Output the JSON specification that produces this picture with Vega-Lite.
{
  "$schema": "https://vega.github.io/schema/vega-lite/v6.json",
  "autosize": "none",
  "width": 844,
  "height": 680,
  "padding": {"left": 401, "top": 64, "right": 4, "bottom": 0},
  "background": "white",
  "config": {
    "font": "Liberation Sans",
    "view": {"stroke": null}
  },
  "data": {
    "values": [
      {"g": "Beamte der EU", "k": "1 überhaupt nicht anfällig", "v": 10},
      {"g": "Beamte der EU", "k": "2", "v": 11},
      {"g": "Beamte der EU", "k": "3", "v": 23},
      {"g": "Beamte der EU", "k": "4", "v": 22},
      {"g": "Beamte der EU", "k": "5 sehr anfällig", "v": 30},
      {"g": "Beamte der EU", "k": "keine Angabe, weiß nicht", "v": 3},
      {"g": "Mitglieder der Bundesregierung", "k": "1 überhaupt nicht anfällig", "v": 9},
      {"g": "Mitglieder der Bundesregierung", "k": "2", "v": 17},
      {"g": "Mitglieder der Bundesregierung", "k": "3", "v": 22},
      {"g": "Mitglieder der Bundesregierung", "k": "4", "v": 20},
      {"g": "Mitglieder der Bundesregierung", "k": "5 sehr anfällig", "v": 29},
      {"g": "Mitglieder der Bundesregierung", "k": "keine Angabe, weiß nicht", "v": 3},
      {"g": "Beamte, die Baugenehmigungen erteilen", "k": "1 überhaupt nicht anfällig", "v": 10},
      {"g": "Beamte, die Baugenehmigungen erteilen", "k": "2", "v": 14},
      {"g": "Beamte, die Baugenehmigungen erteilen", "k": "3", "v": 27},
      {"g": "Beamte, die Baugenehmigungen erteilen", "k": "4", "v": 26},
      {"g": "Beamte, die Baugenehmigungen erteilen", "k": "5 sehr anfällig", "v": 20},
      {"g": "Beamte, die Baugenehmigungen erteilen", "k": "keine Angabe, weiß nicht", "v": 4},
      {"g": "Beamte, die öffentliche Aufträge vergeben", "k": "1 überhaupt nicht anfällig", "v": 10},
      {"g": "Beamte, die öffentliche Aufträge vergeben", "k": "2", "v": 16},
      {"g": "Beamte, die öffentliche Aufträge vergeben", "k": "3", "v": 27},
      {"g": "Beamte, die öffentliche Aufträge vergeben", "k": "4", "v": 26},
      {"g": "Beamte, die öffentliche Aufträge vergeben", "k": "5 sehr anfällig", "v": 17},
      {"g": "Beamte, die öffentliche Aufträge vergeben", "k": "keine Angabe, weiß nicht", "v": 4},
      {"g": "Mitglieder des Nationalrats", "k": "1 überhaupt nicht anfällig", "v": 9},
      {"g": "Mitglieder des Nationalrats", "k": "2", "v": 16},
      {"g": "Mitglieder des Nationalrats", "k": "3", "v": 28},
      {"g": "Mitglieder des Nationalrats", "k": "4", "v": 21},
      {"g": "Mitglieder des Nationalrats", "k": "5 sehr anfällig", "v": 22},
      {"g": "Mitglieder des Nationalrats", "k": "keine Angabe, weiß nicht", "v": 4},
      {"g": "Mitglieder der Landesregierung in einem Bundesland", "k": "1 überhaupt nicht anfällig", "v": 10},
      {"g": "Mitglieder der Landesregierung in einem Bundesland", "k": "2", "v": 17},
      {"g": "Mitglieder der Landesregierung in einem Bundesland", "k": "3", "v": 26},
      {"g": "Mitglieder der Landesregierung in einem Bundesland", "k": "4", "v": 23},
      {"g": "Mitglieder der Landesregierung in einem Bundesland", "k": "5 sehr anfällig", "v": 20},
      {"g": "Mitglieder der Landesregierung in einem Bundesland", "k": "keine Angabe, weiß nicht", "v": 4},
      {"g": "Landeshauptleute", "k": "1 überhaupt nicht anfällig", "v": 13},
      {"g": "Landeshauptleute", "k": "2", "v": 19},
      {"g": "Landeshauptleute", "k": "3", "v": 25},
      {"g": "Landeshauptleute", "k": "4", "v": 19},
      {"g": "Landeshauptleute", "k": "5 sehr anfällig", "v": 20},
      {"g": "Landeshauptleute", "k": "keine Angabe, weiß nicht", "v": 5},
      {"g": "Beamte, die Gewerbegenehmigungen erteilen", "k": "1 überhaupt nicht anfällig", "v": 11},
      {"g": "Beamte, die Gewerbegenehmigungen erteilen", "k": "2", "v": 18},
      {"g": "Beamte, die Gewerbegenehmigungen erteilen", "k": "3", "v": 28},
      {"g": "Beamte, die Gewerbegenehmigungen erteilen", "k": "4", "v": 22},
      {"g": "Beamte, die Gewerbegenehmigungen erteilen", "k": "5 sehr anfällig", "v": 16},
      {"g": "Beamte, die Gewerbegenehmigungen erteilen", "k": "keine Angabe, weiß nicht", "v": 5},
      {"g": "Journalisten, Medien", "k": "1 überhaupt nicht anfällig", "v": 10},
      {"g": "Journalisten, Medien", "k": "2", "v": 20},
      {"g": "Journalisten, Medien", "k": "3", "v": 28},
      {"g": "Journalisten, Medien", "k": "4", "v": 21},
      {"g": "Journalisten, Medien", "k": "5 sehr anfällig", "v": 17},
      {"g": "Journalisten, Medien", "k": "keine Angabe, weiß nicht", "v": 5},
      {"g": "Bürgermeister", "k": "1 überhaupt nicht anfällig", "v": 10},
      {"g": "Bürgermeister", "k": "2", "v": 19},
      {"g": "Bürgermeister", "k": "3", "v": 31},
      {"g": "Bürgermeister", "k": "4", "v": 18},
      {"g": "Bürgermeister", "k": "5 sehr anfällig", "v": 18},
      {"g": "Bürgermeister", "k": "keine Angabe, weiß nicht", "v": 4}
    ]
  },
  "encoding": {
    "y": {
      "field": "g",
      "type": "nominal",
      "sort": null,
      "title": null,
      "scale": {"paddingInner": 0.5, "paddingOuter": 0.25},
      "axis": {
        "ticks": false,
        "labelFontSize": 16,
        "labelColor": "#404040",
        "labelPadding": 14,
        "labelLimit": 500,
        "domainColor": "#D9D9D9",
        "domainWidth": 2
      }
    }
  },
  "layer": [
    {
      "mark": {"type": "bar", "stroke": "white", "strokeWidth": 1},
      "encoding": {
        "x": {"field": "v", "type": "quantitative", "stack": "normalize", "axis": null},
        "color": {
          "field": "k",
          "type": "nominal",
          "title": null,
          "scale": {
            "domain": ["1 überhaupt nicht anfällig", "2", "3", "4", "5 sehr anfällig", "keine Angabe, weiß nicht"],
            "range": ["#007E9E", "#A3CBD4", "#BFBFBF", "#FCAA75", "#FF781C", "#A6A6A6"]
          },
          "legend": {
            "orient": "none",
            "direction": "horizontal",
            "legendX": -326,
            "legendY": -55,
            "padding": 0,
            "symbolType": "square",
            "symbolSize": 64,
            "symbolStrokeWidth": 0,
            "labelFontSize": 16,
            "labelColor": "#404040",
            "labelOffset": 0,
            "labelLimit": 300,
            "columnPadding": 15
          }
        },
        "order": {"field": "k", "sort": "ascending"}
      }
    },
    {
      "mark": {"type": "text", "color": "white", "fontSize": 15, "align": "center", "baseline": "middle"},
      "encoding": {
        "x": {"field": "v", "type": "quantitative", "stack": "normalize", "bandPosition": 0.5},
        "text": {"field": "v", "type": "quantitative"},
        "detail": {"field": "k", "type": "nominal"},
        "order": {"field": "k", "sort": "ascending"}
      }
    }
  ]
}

▬▬▬▬▬▬▬▬▬▬

[DIRECTIONS FOR THIS TASK]
Copy each line of the data exactly, leaving nothing out.

[RESPONSE]
Output the JSON specification that produces this picture with Vega-Lite.
{
  "$schema": "https://vega.github.io/schema/vega-lite/v6.json",
  "autosize": "none",
  "width": 844,
  "height": 680,
  "padding": {"left": 401, "top": 64, "right": 4, "bottom": 0},
  "background": "white",
  "config": {
    "font": "Liberation Sans",
    "view": {"stroke": null}
  },
  "data": {
    "values": [
      {"g": "Beamte der EU", "k": "1 überhaupt nicht anfällig", "v": 10},
      {"g": "Beamte der EU", "k": "2", "v": 11},
      {"g": "Beamte der EU", "k": "3", "v": 23},
      {"g": "Beamte der EU", "k": "4", "v": 22},
      {"g": "Beamte der EU", "k": "5 sehr anfällig", "v": 30},
      {"g": "Beamte der EU", "k": "keine Angabe, weiß nicht", "v": 3},
      {"g": "Mitglieder der Bundesregierung", "k": "1 überhaupt nicht anfällig", "v": 9},
      {"g": "Mitglieder der Bundesregierung", "k": "2", "v": 17},
      {"g": "Mitglieder der Bundesregierung", "k": "3", "v": 22},
      {"g": "Mitglieder der Bundesregierung", "k": "4", "v": 20},
      {"g": "Mitglieder der Bundesregierung", "k": "5 sehr anfällig", "v": 29},
      {"g": "Mitglieder der Bundesregierung", "k": "keine Angabe, weiß nicht", "v": 3},
      {"g": "Beamte, die Baugenehmigungen erteilen", "k": "1 überhaupt nicht anfällig", "v": 10},
      {"g": "Beamte, die Baugenehmigungen erteilen", "k": "2", "v": 14},
      {"g": "Beamte, die Baugenehmigungen erteilen", "k": "3", "v": 27},
      {"g": "Beamte, die Baugenehmigungen erteilen", "k": "4", "v": 26},
      {"g": "Beamte, die Baugenehmigungen erteilen", "k": "5 sehr anfällig", "v": 20},
      {"g": "Beamte, die Baugenehmigungen erteilen", "k": "keine Angabe, weiß nicht", "v": 4},
      {"g": "Beamte, die öffentliche Aufträge vergeben", "k": "1 überhaupt nicht anfällig", "v": 10},
      {"g": "Beamte, die öffentliche Aufträge vergeben", "k": "2", "v": 16},
      {"g": "Beamte, die öffentliche Aufträge vergeben", "k": "3", "v": 27},
      {"g": "Beamte, die öffentliche Aufträge vergeben", "k": "4", "v": 26},
      {"g": "Beamte, die öffentliche Aufträge vergeben", "k": "5 sehr anfällig", "v": 17},
      {"g": "Beamte, die öffentliche Aufträge vergeben", "k": "keine Angabe, weiß nicht", "v": 4},
      {"g": "Mitglieder des Nationalrats", "k": "1 überhaupt nicht anfällig", "v": 9},
      {"g": "Mitglieder des Nationalrats", "k": "2", "v": 16},
      {"g": "Mitglieder des Nationalrats", "k": "3", "v": 28},
      {"g": "Mitglieder des Nationalrats", "k": "4", "v": 21},
      {"g": "Mitglieder des Nationalrats", "k": "5 sehr anfällig", "v": 22},
      {"g": "Mitglieder des Nationalrats", "k": "keine Angabe, weiß nicht", "v": 4},
      {"g": "Mitglieder der Landesregierung in einem Bundesland", "k": "1 überhaupt nicht anfällig", "v": 10},
      {"g": "Mitglieder der Landesregierung in einem Bundesland", "k": "2", "v": 17},
      {"g": "Mitglieder der Landesregierung in einem Bundesland", "k": "3", "v": 26},
      {"g": "Mitglieder der Landesregierung in einem Bundesland", "k": "4", "v": 23},
      {"g": "Mitglieder der Landesregierung in einem Bundesland", "k": "5 sehr anfällig", "v": 20},
      {"g": "Mitglieder der Landesregierung in einem Bundesland", "k": "keine Angabe, weiß nicht", "v": 4},
      {"g": "Landeshauptleute", "k": "1 überhaupt nicht anfällig", "v": 13},
      {"g": "Landeshauptleute", "k": "2", "v": 19},
      {"g": "Landeshauptleute", "k": "3", "v": 25},
      {"g": "Landeshauptleute", "k": "4", "v": 19},
      {"g": "Landeshauptleute", "k": "5 sehr anfällig", "v": 20},
      {"g": "Landeshauptleute", "k": "keine Angabe, weiß nicht", "v": 5},
      {"g": "Beamte, die Gewerbegenehmigungen erteilen", "k": "1 überhaupt nicht anfällig", "v": 11},
      {"g": "Beamte, die Gewerbegenehmigungen erteilen", "k": "2", "v": 18},
      {"g": "Beamte, die Gewerbegenehmigungen erteilen", "k": "3", "v": 28},
      {"g": "Beamte, die Gewerbegenehmigungen erteilen", "k": "4", "v": 22},
      {"g": "Beamte, die Gewerbegenehmigungen erteilen", "k": "5 sehr anfällig", "v": 16},
      {"g": "Beamte, die Gewerbegenehmigungen erteilen", "k": "keine Angabe, weiß nicht", "v": 5},
      {"g": "Journalisten, Medien", "k": "1 überhaupt nicht anfällig", "v": 10},
      {"g": "Journalisten, Medien", "k": "2", "v": 20},
      {"g": "Journalisten, Medien", "k": "3", "v": 28},
      {"g": "Journalisten, Medien", "k": "4", "v": 21},
      {"g": "Journalisten, Medien", "k": "5 sehr anfällig", "v": 17},
      {"g": "Journalisten, Medien", "k": "keine Angabe, weiß nicht", "v": 5},
      {"g": "Bürgermeister", "k": "1 überhaupt nicht anfällig", "v": 10},
      {"g": "Bürgermeister", "k": "2", "v": 19},
      {"g": "Bürgermeister", "k": "3", "v": 31},
      {"g": "Bürgermeister", "k": "4", "v": 18},
      {"g": "Bürgermeister", "k": "5 sehr anfällig", "v": 18},
      {"g": "Bürgermeister", "k": "keine Angabe, weiß nicht", "v": 4}
    ]
  },
  "encoding": {
    "y": {
      "field": "g",
      "type": "nominal",
      "sort": null,
      "title": null,
      "scale": {"paddingInner": 0.5, "paddingOuter": 0.25},
      "axis": {
        "ticks": false,
        "labelFontSize": 16,
        "labelColor": "#404040",
        "labelPadding": 14,
        "labelLimit": 500,
        "domainColor": "#D9D9D9",
        "domainWidth": 2
      }
    }
  },
  "layer": [
    {
      "mark": {"type": "bar", "stroke": "white", "strokeWidth": 1},
      "encoding": {
        "x": {"field": "v", "type": "quantitative", "stack": "normalize", "axis": null},
        "color": {
          "field": "k",
          "type": "nominal",
          "title": null,
          "scale": {
            "domain": ["1 überhaupt nicht anfällig", "2", "3", "4", "5 sehr anfällig", "keine Angabe, weiß nicht"],
            "range": ["#007E9E", "#A3CBD4", "#BFBFBF", "#FCAA75", "#FF781C", "#A6A6A6"]
          },
          "legend": {
            "orient": "none",
            "direction": "horizontal",
            "legendX": -326,
            "legendY": -55,
            "padding": 0,
            "symbolType": "square",
            "symbolSize": 64,
            "symbolStrokeWidth": 0,
            "labelFontSize": 16,
            "labelColor": "#404040",
            "labelOffset": 0,
            "labelLimit": 300,
            "columnPadding": 15
          }
        },
        "order": {"field": "k", "sort": "ascending"}
      }
    },
    {
      "mark": {"type": "text", "color": "white", "fontSize": 15, "align": "center", "baseline": "middle"},
      "encoding": {
        "x": {"field": "v", "type": "quantitative", "stack": "normalize", "bandPosition": 0.5},
        "text": {"field": "v", "type": "quantitative"},
        "detail": {"field": "k", "type": "nominal"},
        "order": {"field": "k", "sort": "ascending"}
      }
    }
  ]
}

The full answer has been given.